DATA PROVIDED:
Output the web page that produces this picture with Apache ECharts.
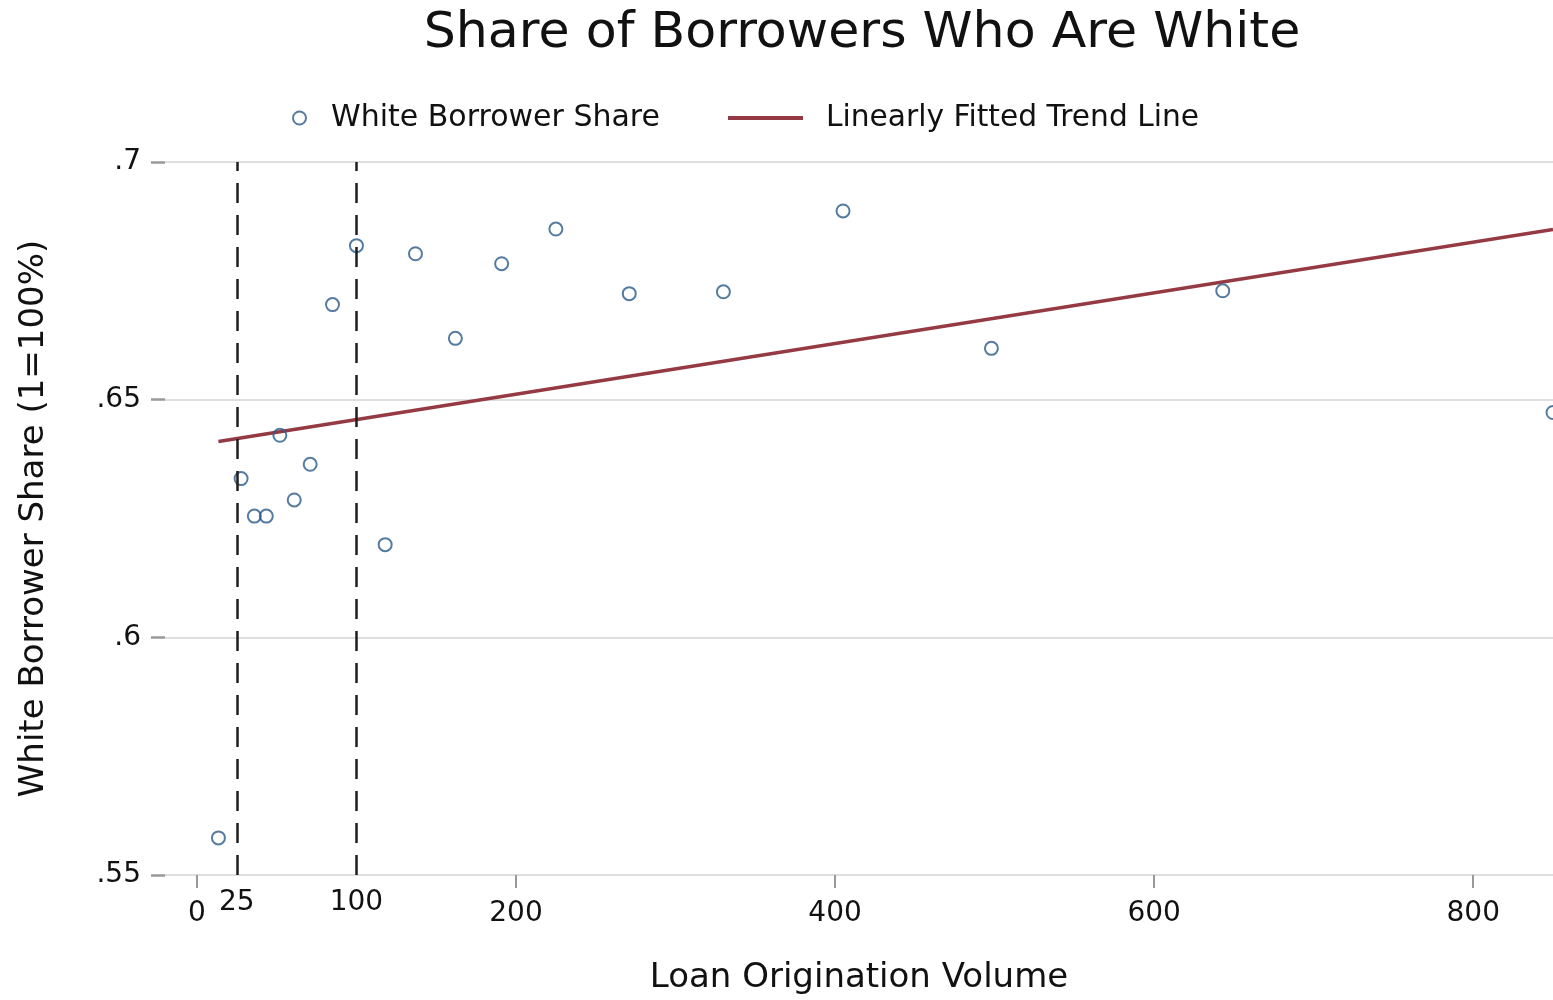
<!DOCTYPE html>
<html>
<head>
<meta charset="utf-8">
<style>
  html, body { margin: 0; padding: 0; background: #fff; }
  #chart { width: 1553px; height: 1000px; }
</style>
<script src="https://cdn.jsdelivr.net/npm/echarts@6/dist/echarts.min.js"></script>
</head>
<body>
<div id="chart"></div>
<script>
// Binned scatter: loan origination volume vs. share of white borrowers
const loanVolume = [13.5, 27.7, 36, 43.5, 52, 61, 71, 85, 100, 118, 137, 162, 191, 225, 271, 330, 405, 498, 643, 850];
const whiteShare = [0.5578, 0.6334, 0.6255, 0.6255, 0.6425, 0.6289, 0.6364, 0.6700, 0.6824, 0.6195, 0.6807, 0.6629, 0.6786, 0.6859, 0.6723, 0.6727, 0.6897, 0.6608, 0.6729, 0.6473];

// Fitted trend line endpoints
const trendX = [13.5, 850];
const trendY = [0.6412, 0.6858];

// Axis ticks and reference cut-offs
const xTickValues = [0, 200, 400, 600, 800];
const yTickValues = [0.55, 0.6, 0.65, 0.7];
const cutoffs = [25, 100];

const FONT = 'DejaVu Sans';
const navy = '#2b5a8a';
const maroon = '#953a43';

const chart = echarts.init(document.getElementById('chart'), null, { renderer: 'canvas' });

chart.setOption({
  animation: false,
  backgroundColor: '#ffffff',
  title: {
    text: 'Share of Borrowers Who Are White',
    left: 857,
    top: 3,
    textAlign: 'center',
    textStyle: { fontFamily: FONT, fontSize: 50.6, fontWeight: 'normal', color: '#111' }
  },
  legend: [
    {
      data: ['White Borrower Share'],
      left: 292,
      top: 103,
      padding: 0,
      itemWidth: 13,
      itemHeight: 13,
      icon: 'circle',
      itemStyle: { color: '#fff', borderColor: navy, borderWidth: 2 },
      textStyle: { fontFamily: FONT, fontSize: 30, color: '#111', padding: [0, 0, 0, 20] }
    },
    {
      data: ['Linearly Fitted Trend Line'],
      left: 728,
      top: 103,
      padding: 0,
      itemWidth: 75,
      itemHeight: 4,
      icon: 'rect',
      itemStyle: { color: maroon, borderWidth: 0 },
      textStyle: { fontFamily: FONT, fontSize: 29.7, color: '#111', padding: [0, 0, 0, 18] }
    }
  ],
  grid: { left: 165, right: -4, top: 162, bottom: 123, containLabel: false },
  xAxis: {
    type: 'value',
    min: -20,
    max: 850,
    name: 'Loan Origination Volume',
    nameLocation: 'middle',
    nameGap: 86,
    nameMoveOverlap: false,
    nameTextStyle: { fontFamily: FONT, fontSize: 34, color: '#111' },
    axisLine: { show: false, onZero: false },
    splitLine: { show: false },
    axisTick: { show: true, length: 13, customValues: xTickValues, lineStyle: { color: '#999', width: 2 } },
    axisLabel: { customValues: xTickValues, margin: 25, fontFamily: FONT, fontSize: 28, color: '#111' }
  },
  yAxis: {
    type: 'value',
    min: 0.55,
    max: 0.7,
    interval: 0.05,
    name: 'White Borrower Share (1=100%)',
    nameLocation: 'middle',
    nameGap: 114,
    nameMoveOverlap: false,
    nameRotate: 90,
    nameTextStyle: { fontFamily: FONT, fontSize: 34, color: '#111' },
    axisLine: { show: false, onZero: false },
    axisTick: { show: true, length: 14, lineStyle: { color: '#999', width: 2.5 } },
    axisLabel: {
      margin: 24,
      fontFamily: FONT, fontSize: 28, color: '#111',
      formatter: v => {
        const s = String(Math.round(v * 100) / 100);
        return s.replace(/^0/, '');
      }
    },
    splitLine: { show: true, lineStyle: { color: '#dedede', width: 2 } }
  },
  series: [
    {
      name: 'White Borrower Share',
      type: 'scatter',
      symbol: 'circle',
      symbolSize: 13,
      clip: false,
      itemStyle: { color: 'rgba(0,0,0,0)', borderColor: navy, borderWidth: 2 },
      data: loanVolume.map((x, i) => [x, whiteShare[i]]),
      z: 4,
      markLine: {
        silent: true,
        symbol: ['none', 'none'],
        animation: false,
        lineStyle: { type: [20, 12], color: '#1e1e1e', width: 2.5 },
        label: {
          show: true,
          position: 'start',
          distance: 14,
          formatter: '{c}',
          fontFamily: FONT, fontSize: 28, color: '#111'
        },
        emphasis: { disabled: true },
        data: cutoffs.map(c => ({ xAxis: c }))
      }
    },
    {
      name: 'Linearly Fitted Trend Line',
      type: 'line',
      symbol: 'none',
      showSymbol: false,
      clip: false,
      lineStyle: { color: maroon, width: 3.5 },
      itemStyle: { color: maroon },
      data: trendX.map((x, i) => [x, trendY[i]]),
      z: 3
    }
  ]
});
</script>
</body>
</html>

TASK OBJECTIVE: Repeat the listing in full and exactly. Do not include any images.

EXPECTED ANSWER:
Output the web page that produces this picture with Apache ECharts.
<!DOCTYPE html>
<html>
<head>
<meta charset="utf-8">
<style>
  html, body { margin: 0; padding: 0; background: #fff; }
  #chart { width: 1553px; height: 1000px; }
</style>
<script src="https://cdn.jsdelivr.net/npm/echarts@6/dist/echarts.min.js"></script>
</head>
<body>
<div id="chart"></div>
<script>
// Binned scatter: loan origination volume vs. share of white borrowers
const loanVolume = [13.5, 27.7, 36, 43.5, 52, 61, 71, 85, 100, 118, 137, 162, 191, 225, 271, 330, 405, 498, 643, 850];
const whiteShare = [0.5578, 0.6334, 0.6255, 0.6255, 0.6425, 0.6289, 0.6364, 0.6700, 0.6824, 0.6195, 0.6807, 0.6629, 0.6786, 0.6859, 0.6723, 0.6727, 0.6897, 0.6608, 0.6729, 0.6473];

// Fitted trend line endpoints
const trendX = [13.5, 850];
const trendY = [0.6412, 0.6858];

// Axis ticks and reference cut-offs
const xTickValues = [0, 200, 400, 600, 800];
const yTickValues = [0.55, 0.6, 0.65, 0.7];
const cutoffs = [25, 100];

const FONT = 'DejaVu Sans';
const navy = '#2b5a8a';
const maroon = '#953a43';

const chart = echarts.init(document.getElementById('chart'), null, { renderer: 'canvas' });

chart.setOption({
  animation: false,
  backgroundColor: '#ffffff',
  title: {
    text: 'Share of Borrowers Who Are White',
    left: 857,
    top: 3,
    textAlign: 'center',
    textStyle: { fontFamily: FONT, fontSize: 50.6, fontWeight: 'normal', color: '#111' }
  },
  legend: [
    {
      data: ['White Borrower Share'],
      left: 292,
      top: 103,
      padding: 0,
      itemWidth: 13,
      itemHeight: 13,
      icon: 'circle',
      itemStyle: { color: '#fff', borderColor: navy, borderWidth: 2 },
      textStyle: { fontFamily: FONT, fontSize: 30, color: '#111', padding: [0, 0, 0, 20] }
    },
    {
      data: ['Linearly Fitted Trend Line'],
      left: 728,
      top: 103,
      padding: 0,
      itemWidth: 75,
      itemHeight: 4,
      icon: 'rect',
      itemStyle: { color: maroon, borderWidth: 0 },
      textStyle: { fontFamily: FONT, fontSize: 29.7, color: '#111', padding: [0, 0, 0, 18] }
    }
  ],
  grid: { left: 165, right: -4, top: 162, bottom: 123, containLabel: false },
  xAxis: {
    type: 'value',
    min: -20,
    max: 850,
    name: 'Loan Origination Volume',
    nameLocation: 'middle',
    nameGap: 86,
    nameMoveOverlap: false,
    nameTextStyle: { fontFamily: FONT, fontSize: 34, color: '#111' },
    axisLine: { show: false, onZero: false },
    splitLine: { show: false },
    axisTick: { show: true, length: 13, customValues: xTickValues, lineStyle: { color: '#999', width: 2 } },
    axisLabel: { customValues: xTickValues, margin: 25, fontFamily: FONT, fontSize: 28, color: '#111' }
  },
  yAxis: {
    type: 'value',
    min: 0.55,
    max: 0.7,
    interval: 0.05,
    name: 'White Borrower Share (1=100%)',
    nameLocation: 'middle',
    nameGap: 114,
    nameMoveOverlap: false,
    nameRotate: 90,
    nameTextStyle: { fontFamily: FONT, fontSize: 34, color: '#111' },
    axisLine: { show: false, onZero: false },
    axisTick: { show: true, length: 14, lineStyle: { color: '#999', width: 2.5 } },
    axisLabel: {
      margin: 24,
      fontFamily: FONT, fontSize: 28, color: '#111',
      formatter: v => {
        const s = String(Math.round(v * 100) / 100);
        return s.replace(/^0/, '');
      }
    },
    splitLine: { show: true, lineStyle: { color: '#dedede', width: 2 } }
  },
  series: [
    {
      name: 'White Borrower Share',
      type: 'scatter',
      symbol: 'circle',
      symbolSize: 13,
      clip: false,
      itemStyle: { color: 'rgba(0,0,0,0)', borderColor: navy, borderWidth: 2 },
      data: loanVolume.map((x, i) => [x, whiteShare[i]]),
      z: 4,
      markLine: {
        silent: true,
        symbol: ['none', 'none'],
        animation: false,
        lineStyle: { type: [20, 12], color: '#1e1e1e', width: 2.5 },
        label: {
          show: true,
          position: 'start',
          distance: 14,
          formatter: '{c}',
          fontFamily: FONT, fontSize: 28, color: '#111'
        },
        emphasis: { disabled: true },
        data: cutoffs.map(c => ({ xAxis: c }))
      }
    },
    {
      name: 'Linearly Fitted Trend Line',
      type: 'line',
      symbol: 'none',
      showSymbol: false,
      clip: false,
      lineStyle: { color: maroon, width: 3.5 },
      itemStyle: { color: maroon },
      data: trendX.map((x, i) => [x, trendY[i]]),
      z: 3
    }
  ]
});
</script>
</body>
</html>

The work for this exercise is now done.